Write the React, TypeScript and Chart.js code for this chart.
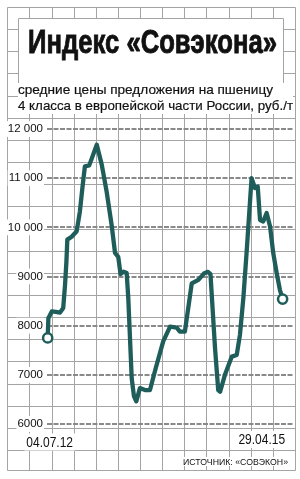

- - - - - - -

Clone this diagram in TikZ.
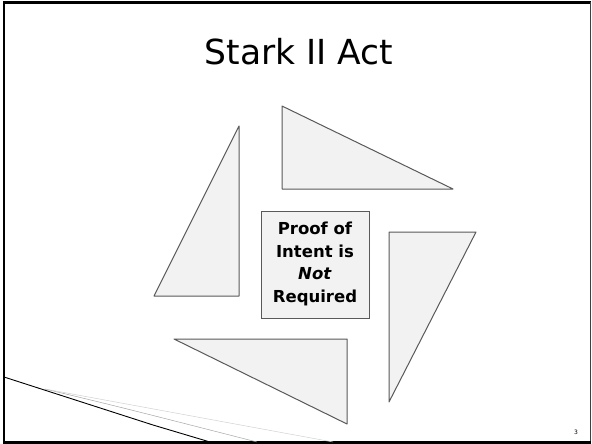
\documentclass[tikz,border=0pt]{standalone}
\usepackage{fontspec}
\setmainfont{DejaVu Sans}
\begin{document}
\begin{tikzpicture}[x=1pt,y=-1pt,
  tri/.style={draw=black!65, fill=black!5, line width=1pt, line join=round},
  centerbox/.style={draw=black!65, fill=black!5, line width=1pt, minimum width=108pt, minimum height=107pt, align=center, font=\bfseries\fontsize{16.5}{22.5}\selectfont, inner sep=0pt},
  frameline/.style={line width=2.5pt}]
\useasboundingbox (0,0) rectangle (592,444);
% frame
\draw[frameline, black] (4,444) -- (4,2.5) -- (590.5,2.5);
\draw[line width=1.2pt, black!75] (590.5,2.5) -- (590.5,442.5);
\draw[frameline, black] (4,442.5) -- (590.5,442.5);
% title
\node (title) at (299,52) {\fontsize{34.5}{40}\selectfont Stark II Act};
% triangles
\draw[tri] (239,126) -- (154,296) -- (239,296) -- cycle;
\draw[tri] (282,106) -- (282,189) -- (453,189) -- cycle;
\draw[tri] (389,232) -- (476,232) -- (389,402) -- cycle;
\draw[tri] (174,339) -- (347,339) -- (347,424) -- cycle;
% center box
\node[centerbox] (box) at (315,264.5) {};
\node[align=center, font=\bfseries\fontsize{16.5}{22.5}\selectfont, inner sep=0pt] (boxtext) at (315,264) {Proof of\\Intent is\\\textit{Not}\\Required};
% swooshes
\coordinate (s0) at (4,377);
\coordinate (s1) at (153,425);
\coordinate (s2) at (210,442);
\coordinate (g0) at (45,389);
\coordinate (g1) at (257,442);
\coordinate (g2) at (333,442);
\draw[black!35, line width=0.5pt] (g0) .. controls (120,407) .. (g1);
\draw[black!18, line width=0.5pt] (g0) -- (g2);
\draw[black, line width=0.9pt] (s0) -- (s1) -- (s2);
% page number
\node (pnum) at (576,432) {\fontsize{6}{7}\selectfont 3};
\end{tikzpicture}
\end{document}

- - - - - - -

● **INSTRUCTION**
Working from the entries above, return all lines that contain "this".

● **OUTPUT**
Write the React, TypeScript and Chart.js code for this chart.
Clone this diagram in TikZ.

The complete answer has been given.